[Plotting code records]

◇ ◇ ◇ ◇

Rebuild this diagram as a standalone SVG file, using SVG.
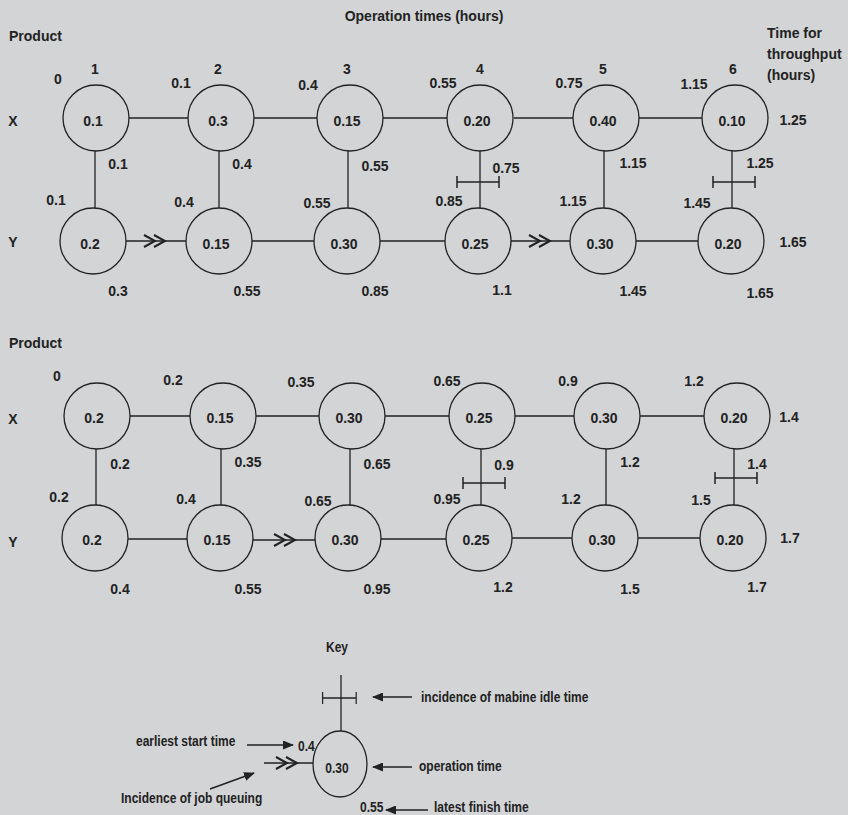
<svg xmlns="http://www.w3.org/2000/svg" width="848" height="815" viewBox="0 0 848 815">
<style>
text{font-family:"Liberation Sans",Arial,sans-serif;font-weight:bold;fill:#222}
.t{font-size:14px;text-anchor:middle}
.s{font-size:14px}
.k{font-size:12px}
.km{font-size:12px;text-anchor:middle}
.n circle,.n ellipse{fill:none;stroke:#222;stroke-width:1.3}
.c line{stroke:#222;stroke-width:1.3}
.q{fill:none;stroke:#222;stroke-width:2}
.i{fill:none;stroke:#222;stroke-width:1.5}
.a{stroke:#222;stroke-width:1.5;marker-end:url(#ah)}
</style>
<defs>
<path id="qq" class="q" d="M-11,-6 L0,0 L-11,6 M-1,-6 L10,0 L-1,6"/>
<path id="idle" class="i" d="M-23,0 H19 M-23,-6 V6 M19,-6 V6"/>
<marker id="ah" markerWidth="11" markerHeight="9" refX="10" refY="4.5" orient="auto" markerUnits="userSpaceOnUse"><path d="M0,0 L11,4.5 L0,9 z" fill="#222"/></marker>
</defs>
<rect width="848" height="815" fill="#d3d4d6"/>

<!-- Top headings -->
<text class="t" x="424" y="21">Operation times (hours)</text>
<text class="s" x="9" y="41">Product</text>
<text class="s" x="767" y="38">Time for</text>
<text class="s" x="767" y="59">throughput</text>
<text class="s" x="767" y="80">(hours)</text>

<!-- Connectors -->
<g id="connectors" class="c">
<line x1="129" y1="118" x2="188" y2="118"/>
<line x1="254" y1="118" x2="317" y2="118"/>
<line x1="383" y1="118" x2="447" y2="118"/>
<line x1="514" y1="118" x2="573" y2="118"/>
<line x1="639" y1="118" x2="702" y2="118"/>
<line x1="126" y1="241" x2="186" y2="241"/>
<line x1="252" y1="241" x2="314" y2="241"/>
<line x1="380" y1="241" x2="445" y2="241"/>
<line x1="511" y1="241" x2="570" y2="241"/>
<line x1="636" y1="241" x2="698" y2="241"/>
<line x1="95" y1="151" x2="95" y2="208"/>
<line x1="219" y1="151" x2="219" y2="208"/>
<line x1="348" y1="151" x2="348" y2="208"/>
<line x1="480" y1="151" x2="480" y2="208"/>
<line x1="604" y1="151" x2="604" y2="208"/>
<line x1="732" y1="151" x2="732" y2="208"/>

<line x1="130" y1="416" x2="190" y2="416"/>
<line x1="256" y1="416" x2="319" y2="416"/>
<line x1="385" y1="416" x2="449" y2="416"/>
<line x1="515" y1="416" x2="574" y2="416"/>
<line x1="640" y1="416" x2="704" y2="416"/>
<line x1="128" y1="539" x2="187" y2="539"/>
<line x1="253" y1="540" x2="315" y2="540"/>
<line x1="381" y1="539" x2="446" y2="539"/>
<line x1="512" y1="538" x2="572" y2="538"/>
<line x1="638" y1="538" x2="700" y2="538"/>
<line x1="96" y1="449" x2="96" y2="505"/>
<line x1="221" y1="449" x2="221" y2="505"/>
<line x1="350" y1="449" x2="350" y2="505"/>
<line x1="481" y1="449" x2="481" y2="505"/>
<line x1="606" y1="449" x2="606" y2="505"/>
<line x1="734" y1="449" x2="734" y2="505"/>
<use href="#qq" x="155" y="241"/>
<use href="#qq" x="540" y="241"/>
<use href="#qq" x="285" y="540"/>
<use href="#idle" x="480" y="182"/>
<use href="#idle" x="736" y="182"/>
<use href="#idle" x="486" y="483"/>
<use href="#idle" x="738" y="478"/>
</g>

<!-- Nodes -->
<g class="n">
<g id="t-x1"><circle cx="96" cy="118" r="33"/><text class="t" x="93" y="126">0.1</text></g>
<g id="t-x2"><circle cx="221" cy="118" r="33"/><text class="t" x="218" y="126">0.3</text></g>
<g id="t-x3"><circle cx="350" cy="118" r="33"/><text class="t" x="347" y="126">0.15</text></g>
<g id="t-x4"><circle cx="480" cy="118" r="33"/><text class="t" x="477" y="126">0.20</text></g>
<g id="t-x5"><circle cx="606" cy="118" r="33"/><text class="t" x="603" y="126">0.40</text></g>
<g id="t-x6"><circle cx="735" cy="118" r="33"/><text class="t" x="732" y="126">0.10</text></g>
<g id="t-y1"><circle cx="93" cy="241" r="33"/><text class="t" x="90" y="249">0.2</text></g>
<g id="t-y2"><circle cx="219" cy="241" r="33"/><text class="t" x="216" y="249">0.15</text></g>
<g id="t-y3"><circle cx="347" cy="241" r="33"/><text class="t" x="344" y="249">0.30</text></g>
<g id="t-y4"><circle cx="478" cy="241" r="33"/><text class="t" x="475" y="249">0.25</text></g>
<g id="t-y5"><circle cx="603" cy="241" r="33"/><text class="t" x="600" y="249">0.30</text></g>
<g id="t-y6"><circle cx="731" cy="241" r="33"/><text class="t" x="728" y="249">0.20</text></g>

<g id="b-x1"><circle cx="97" cy="416" r="33"/><text class="t" x="94" y="423">0.2</text></g>
<g id="b-x2"><circle cx="223" cy="416" r="33"/><text class="t" x="220" y="423">0.15</text></g>
<g id="b-x3"><circle cx="352" cy="416" r="33"/><text class="t" x="349" y="423">0.30</text></g>
<g id="b-x4"><circle cx="482" cy="416" r="33"/><text class="t" x="479" y="423">0.25</text></g>
<g id="b-x5"><circle cx="607" cy="416" r="33"/><text class="t" x="604" y="423">0.30</text></g>
<g id="b-x6"><circle cx="737" cy="416" r="33"/><text class="t" x="734" y="423">0.20</text></g>
<g id="b-y1"><circle cx="95" cy="538" r="33"/><text class="t" x="92" y="545">0.2</text></g>
<g id="b-y2"><circle cx="220" cy="538" r="33"/><text class="t" x="217" y="545">0.15</text></g>
<g id="b-y3"><circle cx="348" cy="538" r="33"/><text class="t" x="345" y="545">0.30</text></g>
<g id="b-y4"><circle cx="479" cy="538" r="33"/><text class="t" x="476" y="545">0.25</text></g>
<g id="b-y5"><circle cx="605" cy="538" r="33"/><text class="t" x="602" y="545">0.30</text></g>
<g id="b-y6"><circle cx="733" cy="538" r="33"/><text class="t" x="730" y="545">0.20</text></g>
</g>

<!-- Top section labels -->
<g id="top-labels">
<text class="t" x="95" y="74">1</text>
<text class="t" x="218" y="74">2</text>
<text class="t" x="347" y="74">3</text>
<text class="t" x="480" y="74">4</text>
<text class="t" x="603" y="74">5</text>
<text class="t" x="733" y="74">6</text>
<text class="t" x="58" y="84">0</text>
<text class="t" x="181" y="88">0.1</text>
<text class="t" x="308" y="90">0.4</text>
<text class="t" x="443" y="88">0.55</text>
<text class="t" x="569" y="88">0.75</text>
<text class="t" x="694" y="89">1.15</text>
<text class="t" x="13" y="126">X</text>
<text class="t" x="793" y="125">1.25</text>
<text class="t" x="118" y="169">0.1</text>
<text class="t" x="242" y="169">0.4</text>
<text class="t" x="375" y="171">0.55</text>
<text class="t" x="506" y="173">0.75</text>
<text class="t" x="633" y="168">1.15</text>
<text class="t" x="760" y="168">1.25</text>
<text class="t" x="56" y="205">0.1</text>
<text class="t" x="184" y="207">0.4</text>
<text class="t" x="317" y="208">0.55</text>
<text class="t" x="449" y="206">0.85</text>
<text class="t" x="573" y="206">1.15</text>
<text class="t" x="697" y="208">1.45</text>
<text class="t" x="13" y="247">Y</text>
<text class="t" x="793" y="247">1.65</text>
<text class="t" x="118" y="296">0.3</text>
<text class="t" x="247" y="296">0.55</text>
<text class="t" x="375" y="296">0.85</text>
<text class="t" x="502" y="295">1.1</text>
<text class="t" x="633" y="296">1.45</text>
<text class="t" x="760" y="298">1.65</text>
</g>

<!-- Bottom section labels -->
<g id="bottom-labels">
<text class="s" x="9" y="348">Product</text>
<text class="t" x="57" y="381">0</text>
<text class="t" x="173" y="385">0.2</text>
<text class="t" x="301" y="387">0.35</text>
<text class="t" x="447" y="386">0.65</text>
<text class="t" x="568" y="386">0.9</text>
<text class="t" x="694" y="386">1.2</text>
<text class="t" x="13" y="424">X</text>
<text class="t" x="789" y="422">1.4</text>
<text class="t" x="120" y="469">0.2</text>
<text class="t" x="248" y="467">0.35</text>
<text class="t" x="377" y="469">0.65</text>
<text class="t" x="504" y="470">0.9</text>
<text class="t" x="630" y="467">1.2</text>
<text class="t" x="757" y="469">1.4</text>
<text class="t" x="59" y="502">0.2</text>
<text class="t" x="186" y="504">0.4</text>
<text class="t" x="318" y="506">0.65</text>
<text class="t" x="447" y="504">0.95</text>
<text class="t" x="571" y="504">1.2</text>
<text class="t" x="701" y="505">1.5</text>
<text class="t" x="13" y="547">Y</text>
<text class="t" x="790" y="543">1.7</text>
<text class="t" x="120" y="594">0.4</text>
<text class="t" x="248" y="594">0.55</text>
<text class="t" x="377" y="594">0.95</text>
<text class="t" x="503" y="592">1.2</text>
<text class="t" x="630" y="594">1.5</text>
<text class="t" x="757" y="592">1.7</text>
</g>

<!-- Key -->
<g id="key">
<g class="c">
<line x1="341" y1="675" x2="341" y2="731"/>
<line x1="264" y1="763" x2="313" y2="763"/>
</g>
<use href="#idle" x="341" y="698" transform="translate(341,698) scale(0.8,1) translate(-341,-698)"/>
<use href="#qq" x="287" y="763"/>
<g id="key-node" class="n"><ellipse cx="340" cy="764" rx="27" ry="33"/></g>
<line class="a" x1="412" y1="697" x2="373" y2="697"/>
<line class="a" x1="247" y1="745" x2="293" y2="745"/>
<line class="a" x1="210" y1="789" x2="254" y2="773"/>
<line class="a" x1="412" y1="767" x2="373" y2="767"/>
<line class="a" x1="428" y1="810" x2="386" y2="810"/>
<g transform="scale(1,1.2)">
<text class="km" x="337" y="543.3">Key</text>
<text class="km" x="337" y="644.2">0.30</text>
<text class="k" x="421" y="585">incidence of mabine idle time</text>
<text class="k" x="136" y="621.7">earliest start time</text>
<text class="k" x="298" y="625.8">0.4</text>
<text class="k" x="419" y="642.5">operation time</text>
<text class="k" x="121" y="669.2">Incidence of job queuing</text>
<text class="k" x="360" y="677">0.55</text>
<text class="k" x="434" y="677">latest finish time</text>
</g>
</g>
</svg>
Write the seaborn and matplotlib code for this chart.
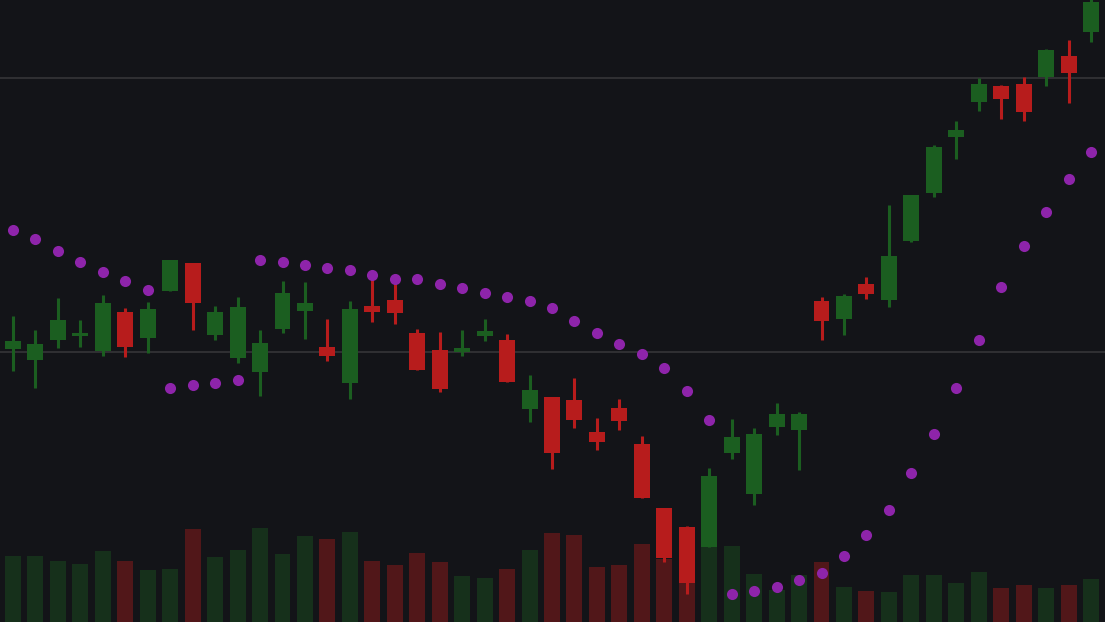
import numpy as np
import pandas as pd
import seaborn as sns
import matplotlib.pyplot as plt
from matplotlib.ticker import MultipleLocator

# daily bars
opens = [100.11, 99.71, 100.44, 100.58, 100.04, 101.46, 100.52, 102.24, 103.24, 100.62,
         99.79, 99.28, 100.84, 101.50, 100.18, 98.87, 101.68, 101.90, 100.69, 100.07,
         100.00, 100.58, 100.44, 97.92, 98.36, 98.25, 97.08, 97.96, 96.64, 94.31,
         93.60, 92.89, 96.32, 94.83, 97.27, 97.16, 101.86, 101.20, 102.48, 101.91,
         104.06, 105.81, 107.86, 109.14, 109.71, 109.78, 110.05, 110.80, 111.69]
highs = [101.31, 100.80, 101.97, 101.17, 102.08, 101.61, 101.82, 103.36, 103.24, 101.68,
         102.01, 100.80, 102.59, 102.55, 101.20, 101.86, 102.70, 102.59, 100.84, 100.73,
         100.80, 101.20, 100.66, 99.16, 98.36, 99.05, 97.59, 98.28, 96.93, 94.31,
         93.65, 95.77, 97.55, 97.23, 98.14, 97.81, 102.01, 102.12, 102.74, 105.36,
         105.73, 107.55, 108.43, 110.00, 109.74, 110.04, 111.06, 111.39, 112.90]
lows = [99.32, 98.70, 100.16, 100.19, 99.86, 99.83, 99.97, 102.24, 100.81, 100.44,
        99.61, 98.41, 100.70, 100.47, 99.67, 98.28, 101.11, 101.02, 99.33, 98.55,
        99.85, 100.41, 98.92, 97.45, 95.73, 97.24, 96.43, 97.16, 94.68, 92.35,
        91.18, 92.89, 96.11, 94.43, 96.98, 95.70, 100.44, 100.62, 101.93, 101.65,
        104.03, 105.67, 107.05, 108.81, 108.51, 108.44, 109.72, 109.10, 111.32]
closes = [100.40, 100.29, 101.17, 100.69, 101.79, 100.19, 101.57, 103.36, 101.78, 101.46,
          101.64, 100.32, 102.15, 101.79, 99.86, 101.57, 101.46, 101.43, 99.35, 98.66,
          100.15, 100.77, 98.92, 98.61, 96.33, 97.53, 96.73, 97.49, 94.68, 92.47,
          91.58, 95.47, 96.90, 97.01, 97.74, 97.74, 101.14, 102.04, 102.13, 103.50,
          105.73, 107.48, 108.10, 109.78, 109.24, 108.77, 111.02, 110.19, 112.77]
volumes = [1320, 1314, 1220, 1160, 1420, 1220, 1040, 1054, 1860, 1300,
           1440, 1874, 1360, 1726, 1660, 1800, 1220, 1140, 1380, 1206,
           920, 880, 1060, 1446, 1774, 1734, 1100, 1146, 1566, 1270,
           1400, 1500, 1520, 960, 640, 940, 1200, 700, 620, 600,
           940, 940, 786, 1006, 680, 734, 686, 740, 854]
# parabolic SAR
sar = [104.45, 104.12, 103.69, 103.28, 102.92, 102.59, 102.26, 98.69, 98.81, 98.88,
       98.98, 103.36, 103.30, 103.19, 103.08, 103.00, 102.81, 102.68, 102.68, 102.49,
       102.35, 102.16, 102.02, 101.87, 101.62, 101.14, 100.70, 100.30, 99.94, 99.43,
       98.59, 97.53, 91.17, 91.28, 91.42, 91.68, 91.93, 92.55, 93.32, 94.23,
       95.58, 97.01, 98.69, 100.44, 102.38, 103.88, 105.11, 106.31, 107.31]

BG = '#131418'
UP = '#1b5e20'
DOWN = '#b71c1c'
SAR_COLOR = '#8e24aa'


def plot_candles(df):
    fig = plt.figure(figsize=(11.05, 6.22), dpi=100, facecolor=BG)
    ax_vol = fig.add_axes([0, 0, 1, 1])
    ax = ax_vol.twinx()
    ax.set_zorder(ax_vol.get_zorder() + 1)
    ax.patch.set_visible(False)
    ax_vol.set_facecolor(BG)

    # volume underneath
    sns.barplot(data=df, x='idx', y='volume', hue='dir', palette={'up': UP, 'down': DOWN},
                native_scale=True, dodge=False, width=0.71, alpha=0.38, errorbar=None,
                legend=False, saturation=1, linewidth=0, ax=ax_vol)
    ax_vol.set_ylim(0, 12440)

    colors = np.where(df['dir'] == 'up', UP, DOWN)
    ax.vlines(df['idx'], df['low'], df['high'], colors=colors, linewidth=2.2, zorder=2)
    body_lo = np.minimum(df['open'], df['close'])
    body_h = (df['open'] - df['close']).abs()
    ax.bar(df['idx'], body_h, bottom=body_lo, width=0.71, color=colors, linewidth=0, zorder=3)

    sns.scatterplot(data=df, x='idx', y='sar', color=SAR_COLOR, s=64, linewidth=0,
                    zorder=4, ax=ax)

    ax.set_ylim(90.146, 112.847)
    ax.yaxis.set_major_locator(MultipleLocator(10))
    ax.grid(axis='y', color='#38383a', linewidth=1.1, zorder=0)
    ax.set_axisbelow(True)
    for a in (ax, ax_vol):
        a.set_xlim(-0.579, 48.623)
        a.set_xlabel('')
        a.set_ylabel('')
        a.tick_params(left=False, right=False, bottom=False,
                      labelleft=False, labelright=False, labelbottom=False)
        sns.despine(ax=a, left=True, bottom=True, right=True, top=True)
    plt.savefig('out.png', dpi=100, facecolor=BG)
    plt.clf()


def main():
    df = pd.DataFrame({'open': opens, 'high': highs, 'low': lows, 'close': closes,
                       'volume': volumes, 'sar': sar})
    df['idx'] = np.arange(len(df))
    df['dir'] = np.where(df['close'] >= df['open'], 'up', 'down')
    plot_candles(df)


if __name__ == "__main__":
    main()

◇ ◇ ◇ ◇

CHALLENGE: Give back only the lines from the one holding "Write the seaborn" through the one holding "from matplotlib.ticker import MultipleLocator", both kept, exactly as written. Omit the images.

ANSWER FOR THIS EXERCISE:
Write the seaborn and matplotlib code for this chart.
import numpy as np
import pandas as pd
import seaborn as sns
import matplotlib.pyplot as plt
from matplotlib.ticker import MultipleLocator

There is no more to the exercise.